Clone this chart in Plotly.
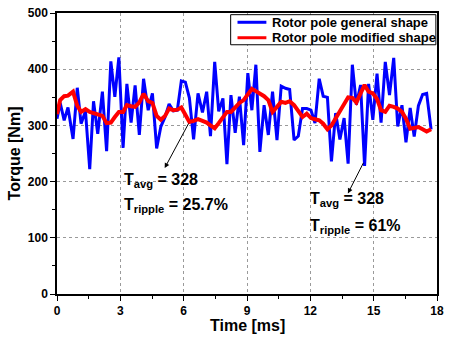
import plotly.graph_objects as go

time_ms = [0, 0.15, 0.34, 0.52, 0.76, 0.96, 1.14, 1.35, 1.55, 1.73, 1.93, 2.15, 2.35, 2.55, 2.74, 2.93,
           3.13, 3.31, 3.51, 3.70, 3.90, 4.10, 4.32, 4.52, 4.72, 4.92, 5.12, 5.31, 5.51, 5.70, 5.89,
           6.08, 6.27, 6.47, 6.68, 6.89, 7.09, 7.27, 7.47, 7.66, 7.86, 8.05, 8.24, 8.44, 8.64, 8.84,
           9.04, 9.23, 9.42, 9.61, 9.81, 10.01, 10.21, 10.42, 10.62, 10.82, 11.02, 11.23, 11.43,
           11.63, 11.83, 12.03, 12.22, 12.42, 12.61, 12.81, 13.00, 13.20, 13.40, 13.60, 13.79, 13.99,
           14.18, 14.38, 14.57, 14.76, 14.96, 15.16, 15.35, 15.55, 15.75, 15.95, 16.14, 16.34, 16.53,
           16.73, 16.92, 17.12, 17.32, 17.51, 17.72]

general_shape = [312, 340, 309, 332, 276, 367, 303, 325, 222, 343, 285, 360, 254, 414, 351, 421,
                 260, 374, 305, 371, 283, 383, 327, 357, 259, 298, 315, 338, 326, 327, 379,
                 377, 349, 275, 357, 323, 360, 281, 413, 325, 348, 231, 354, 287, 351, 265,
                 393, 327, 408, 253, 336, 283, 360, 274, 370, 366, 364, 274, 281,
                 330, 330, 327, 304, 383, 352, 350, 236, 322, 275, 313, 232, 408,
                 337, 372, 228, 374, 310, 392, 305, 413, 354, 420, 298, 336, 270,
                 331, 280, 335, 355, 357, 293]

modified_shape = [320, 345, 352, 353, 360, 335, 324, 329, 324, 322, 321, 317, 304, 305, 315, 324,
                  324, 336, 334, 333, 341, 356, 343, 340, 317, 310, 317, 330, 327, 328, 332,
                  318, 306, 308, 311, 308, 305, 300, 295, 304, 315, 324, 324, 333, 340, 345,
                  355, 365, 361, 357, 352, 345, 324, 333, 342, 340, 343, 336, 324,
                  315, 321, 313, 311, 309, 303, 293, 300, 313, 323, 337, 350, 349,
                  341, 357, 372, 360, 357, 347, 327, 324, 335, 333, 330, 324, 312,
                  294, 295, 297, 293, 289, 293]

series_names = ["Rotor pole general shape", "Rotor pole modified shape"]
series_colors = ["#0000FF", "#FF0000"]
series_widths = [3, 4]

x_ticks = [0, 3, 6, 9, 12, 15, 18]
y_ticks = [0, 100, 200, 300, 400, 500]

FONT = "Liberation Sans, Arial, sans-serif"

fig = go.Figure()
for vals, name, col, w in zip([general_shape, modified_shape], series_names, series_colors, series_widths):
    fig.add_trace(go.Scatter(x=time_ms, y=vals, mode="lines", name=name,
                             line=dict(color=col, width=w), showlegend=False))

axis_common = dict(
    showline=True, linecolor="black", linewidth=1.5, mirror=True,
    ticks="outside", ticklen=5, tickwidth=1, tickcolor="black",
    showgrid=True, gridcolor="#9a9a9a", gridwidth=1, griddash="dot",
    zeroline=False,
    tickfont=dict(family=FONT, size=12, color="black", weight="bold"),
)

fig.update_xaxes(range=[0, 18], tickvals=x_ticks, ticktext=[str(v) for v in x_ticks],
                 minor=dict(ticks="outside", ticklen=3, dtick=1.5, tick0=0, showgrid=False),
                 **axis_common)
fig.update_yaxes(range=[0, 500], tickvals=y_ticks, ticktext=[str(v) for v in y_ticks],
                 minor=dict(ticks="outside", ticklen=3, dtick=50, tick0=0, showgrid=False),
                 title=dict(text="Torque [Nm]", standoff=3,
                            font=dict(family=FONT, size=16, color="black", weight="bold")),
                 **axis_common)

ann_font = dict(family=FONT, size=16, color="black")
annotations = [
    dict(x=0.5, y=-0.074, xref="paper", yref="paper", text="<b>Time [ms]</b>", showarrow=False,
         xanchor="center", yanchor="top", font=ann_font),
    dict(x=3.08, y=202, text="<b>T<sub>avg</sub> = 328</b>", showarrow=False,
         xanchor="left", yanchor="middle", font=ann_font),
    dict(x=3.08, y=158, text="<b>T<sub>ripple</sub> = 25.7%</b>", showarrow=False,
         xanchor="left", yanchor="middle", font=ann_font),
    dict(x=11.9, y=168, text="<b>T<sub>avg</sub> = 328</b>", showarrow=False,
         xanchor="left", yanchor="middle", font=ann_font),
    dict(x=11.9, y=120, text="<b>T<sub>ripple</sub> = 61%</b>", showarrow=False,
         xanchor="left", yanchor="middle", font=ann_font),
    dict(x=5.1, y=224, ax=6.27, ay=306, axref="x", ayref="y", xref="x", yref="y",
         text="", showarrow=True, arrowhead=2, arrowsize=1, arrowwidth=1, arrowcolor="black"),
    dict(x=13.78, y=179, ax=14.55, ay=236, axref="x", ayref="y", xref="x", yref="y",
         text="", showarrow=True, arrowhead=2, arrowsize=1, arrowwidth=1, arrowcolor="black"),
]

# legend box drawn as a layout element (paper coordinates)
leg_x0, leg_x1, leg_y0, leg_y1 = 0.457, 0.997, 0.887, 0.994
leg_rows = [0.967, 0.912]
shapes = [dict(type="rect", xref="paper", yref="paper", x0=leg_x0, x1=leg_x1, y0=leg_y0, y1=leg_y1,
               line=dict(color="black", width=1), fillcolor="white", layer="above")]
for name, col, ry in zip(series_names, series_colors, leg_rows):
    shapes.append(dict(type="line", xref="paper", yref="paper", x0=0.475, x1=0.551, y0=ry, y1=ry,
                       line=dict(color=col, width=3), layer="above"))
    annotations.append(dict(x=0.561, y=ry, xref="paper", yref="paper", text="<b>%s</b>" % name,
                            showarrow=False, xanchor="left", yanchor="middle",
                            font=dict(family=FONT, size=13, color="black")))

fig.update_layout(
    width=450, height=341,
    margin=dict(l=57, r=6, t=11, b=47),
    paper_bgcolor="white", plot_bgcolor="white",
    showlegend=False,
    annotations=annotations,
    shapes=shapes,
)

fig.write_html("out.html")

...

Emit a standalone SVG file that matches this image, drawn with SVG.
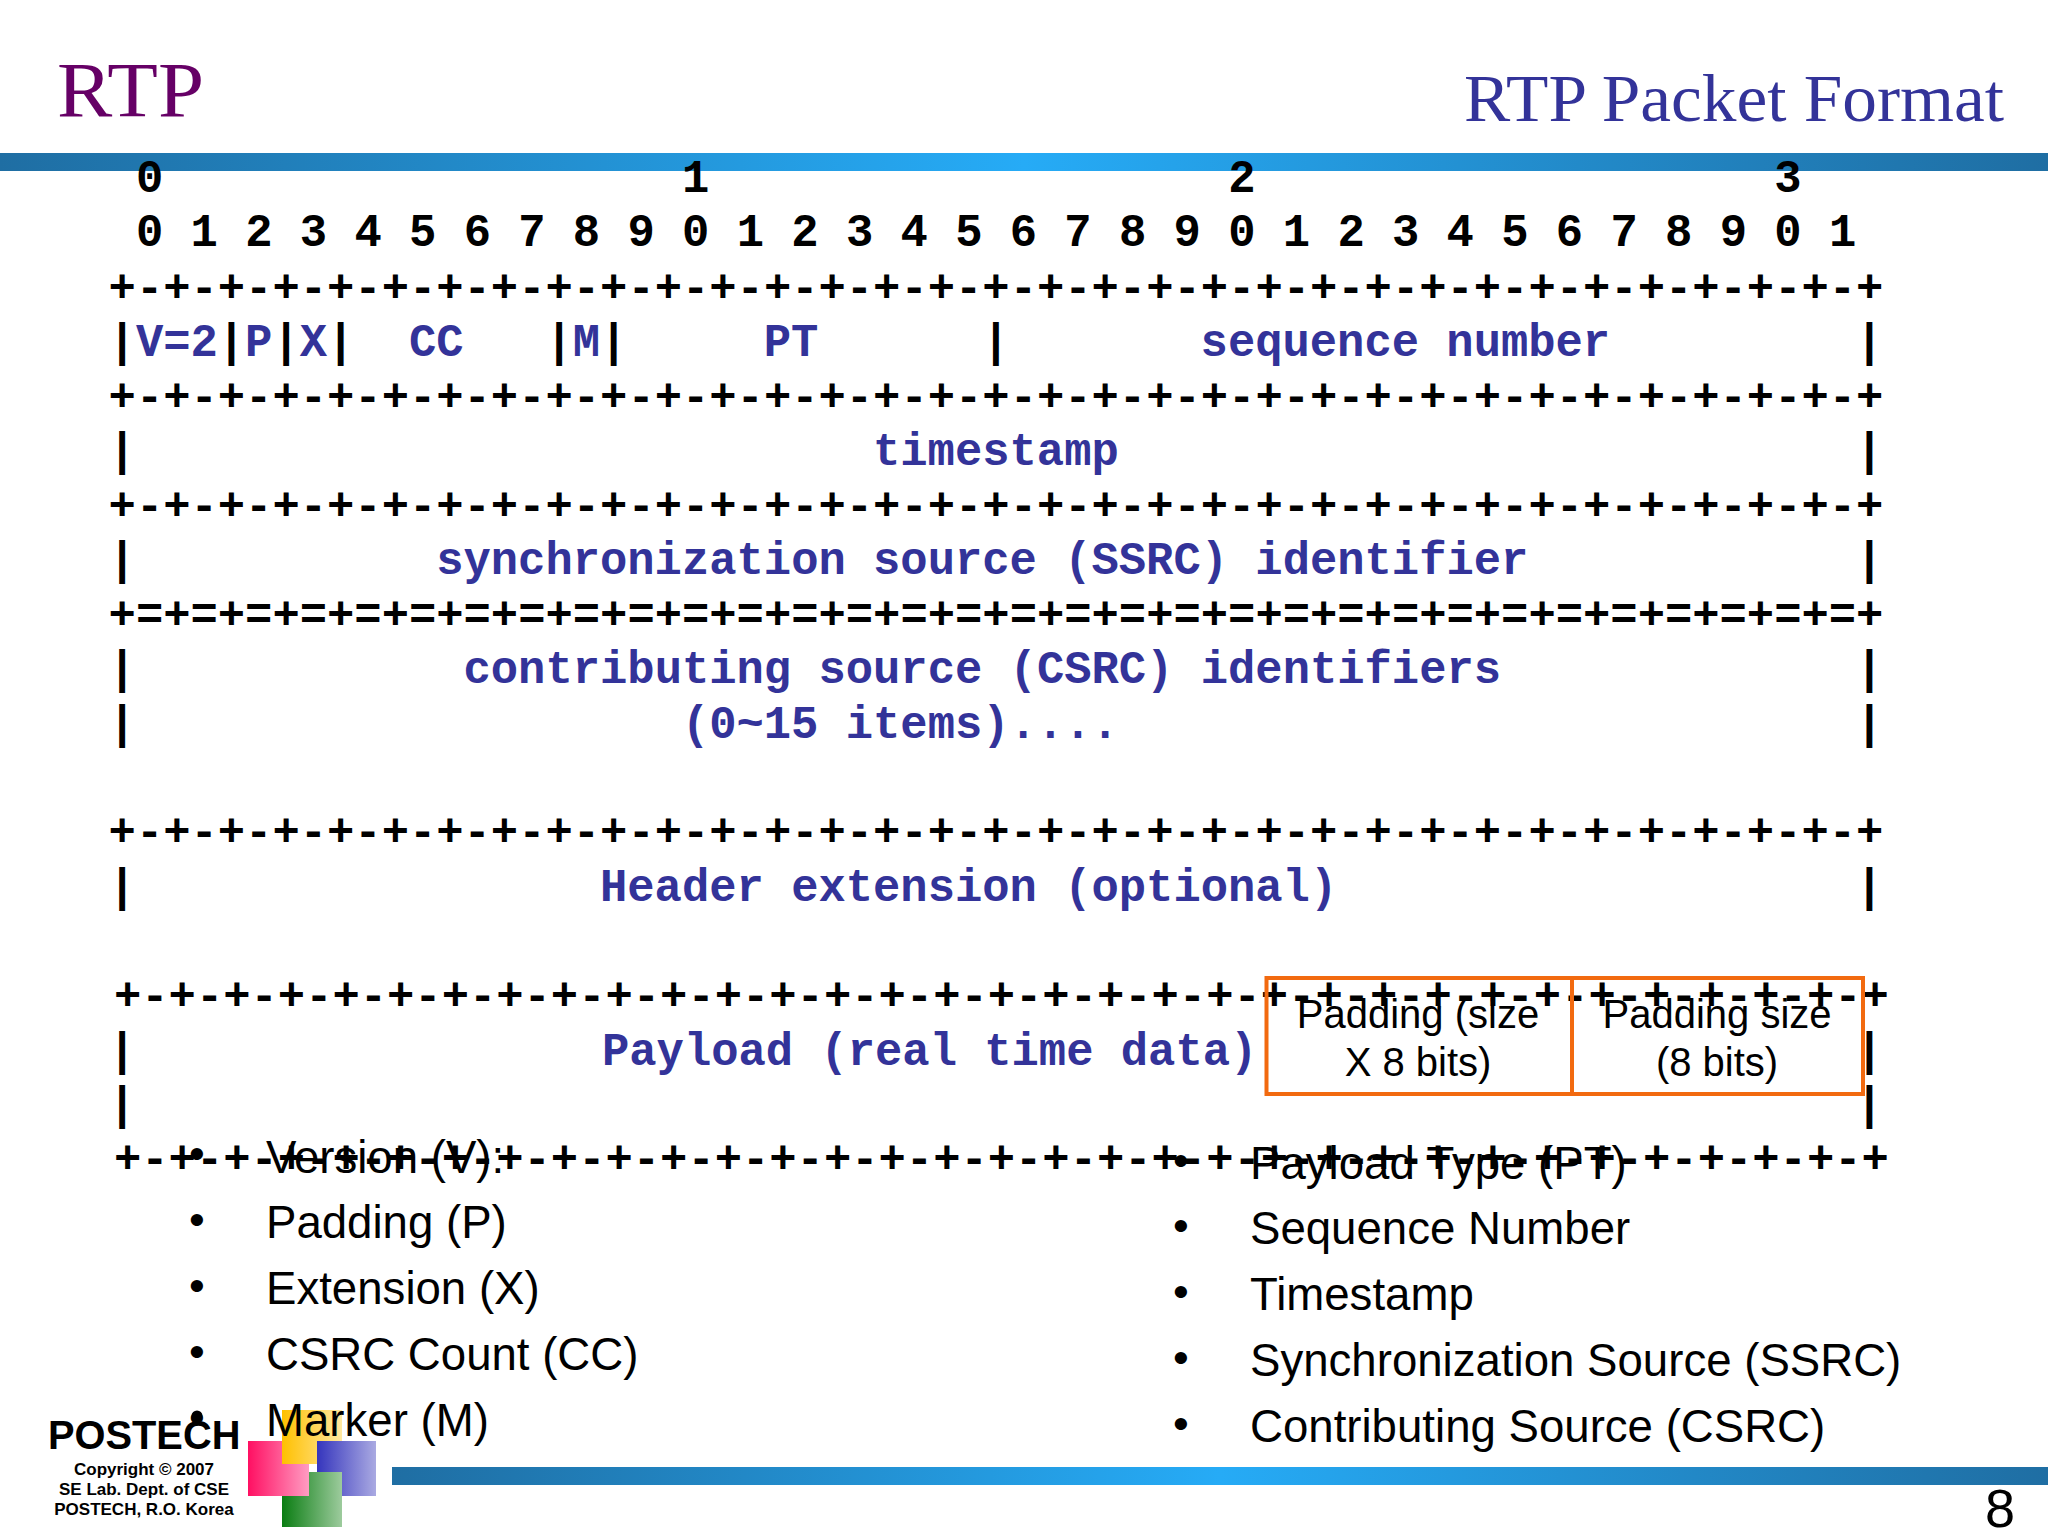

...

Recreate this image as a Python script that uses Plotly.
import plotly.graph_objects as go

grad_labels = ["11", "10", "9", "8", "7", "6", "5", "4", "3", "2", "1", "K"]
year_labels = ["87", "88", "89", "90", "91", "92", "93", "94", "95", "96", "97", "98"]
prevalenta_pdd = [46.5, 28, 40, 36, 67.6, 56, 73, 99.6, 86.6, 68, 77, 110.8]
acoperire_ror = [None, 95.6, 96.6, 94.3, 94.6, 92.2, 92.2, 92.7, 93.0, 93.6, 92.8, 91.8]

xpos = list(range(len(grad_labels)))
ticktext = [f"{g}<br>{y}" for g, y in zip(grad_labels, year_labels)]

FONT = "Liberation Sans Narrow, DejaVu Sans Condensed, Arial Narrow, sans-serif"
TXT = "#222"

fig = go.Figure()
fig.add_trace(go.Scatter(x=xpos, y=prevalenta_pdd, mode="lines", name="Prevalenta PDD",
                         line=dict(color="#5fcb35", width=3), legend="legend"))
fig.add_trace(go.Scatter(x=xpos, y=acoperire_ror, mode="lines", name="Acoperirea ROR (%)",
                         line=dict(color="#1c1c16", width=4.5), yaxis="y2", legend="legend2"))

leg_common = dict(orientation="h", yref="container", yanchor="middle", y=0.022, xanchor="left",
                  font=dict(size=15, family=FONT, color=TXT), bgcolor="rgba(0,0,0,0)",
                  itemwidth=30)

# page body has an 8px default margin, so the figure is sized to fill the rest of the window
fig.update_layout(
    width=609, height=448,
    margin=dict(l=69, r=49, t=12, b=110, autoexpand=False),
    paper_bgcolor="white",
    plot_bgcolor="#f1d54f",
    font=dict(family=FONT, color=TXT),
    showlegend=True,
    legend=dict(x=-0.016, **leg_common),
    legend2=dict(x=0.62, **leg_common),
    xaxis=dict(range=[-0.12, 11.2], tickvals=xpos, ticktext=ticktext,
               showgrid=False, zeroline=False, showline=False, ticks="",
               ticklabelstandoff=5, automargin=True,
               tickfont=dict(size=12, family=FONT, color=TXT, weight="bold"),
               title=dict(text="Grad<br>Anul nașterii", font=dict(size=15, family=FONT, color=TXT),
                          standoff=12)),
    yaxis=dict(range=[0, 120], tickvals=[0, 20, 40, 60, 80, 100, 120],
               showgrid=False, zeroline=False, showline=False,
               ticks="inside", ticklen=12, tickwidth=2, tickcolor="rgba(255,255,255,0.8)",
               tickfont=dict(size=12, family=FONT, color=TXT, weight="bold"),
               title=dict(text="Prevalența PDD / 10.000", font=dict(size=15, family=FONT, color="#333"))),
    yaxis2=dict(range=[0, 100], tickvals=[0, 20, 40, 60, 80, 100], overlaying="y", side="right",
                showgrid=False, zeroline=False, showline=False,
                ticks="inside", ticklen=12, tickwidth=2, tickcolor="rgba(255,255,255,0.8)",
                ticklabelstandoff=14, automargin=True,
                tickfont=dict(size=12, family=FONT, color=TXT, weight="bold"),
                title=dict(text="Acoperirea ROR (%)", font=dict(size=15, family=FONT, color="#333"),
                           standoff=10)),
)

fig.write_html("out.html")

### EXERCISE TASK
Leave the pictures out, and transcribe exactly the lines above starting at the one that contains "Clone this chart in Plotly." and ending at the one that contains "331, 280, 335, 355, 357, 293]".

### FINISHED EXERCISE
Clone this chart in Plotly.
import plotly.graph_objects as go

time_ms = [0, 0.15, 0.34, 0.52, 0.76, 0.96, 1.14, 1.35, 1.55, 1.73, 1.93, 2.15, 2.35, 2.55, 2.74, 2.93,
           3.13, 3.31, 3.51, 3.70, 3.90, 4.10, 4.32, 4.52, 4.72, 4.92, 5.12, 5.31, 5.51, 5.70, 5.89,
           6.08, 6.27, 6.47, 6.68, 6.89, 7.09, 7.27, 7.47, 7.66, 7.86, 8.05, 8.24, 8.44, 8.64, 8.84,
           9.04, 9.23, 9.42, 9.61, 9.81, 10.01, 10.21, 10.42, 10.62, 10.82, 11.02, 11.23, 11.43,
           11.63, 11.83, 12.03, 12.22, 12.42, 12.61, 12.81, 13.00, 13.20, 13.40, 13.60, 13.79, 13.99,
           14.18, 14.38, 14.57, 14.76, 14.96, 15.16, 15.35, 15.55, 15.75, 15.95, 16.14, 16.34, 16.53,
           16.73, 16.92, 17.12, 17.32, 17.51, 17.72]

general_shape = [312, 340, 309, 332, 276, 367, 303, 325, 222, 343, 285, 360, 254, 414, 351, 421,
                 260, 374, 305, 371, 283, 383, 327, 357, 259, 298, 315, 338, 326, 327, 379,
                 377, 349, 275, 357, 323, 360, 281, 413, 325, 348, 231, 354, 287, 351, 265,
                 393, 327, 408, 253, 336, 283, 360, 274, 370, 366, 364, 274, 281,
                 330, 330, 327, 304, 383, 352, 350, 236, 322, 275, 313, 232, 408,
                 337, 372, 228, 374, 310, 392, 305, 413, 354, 420, 298, 336, 270,
                 331, 280, 335, 355, 357, 293]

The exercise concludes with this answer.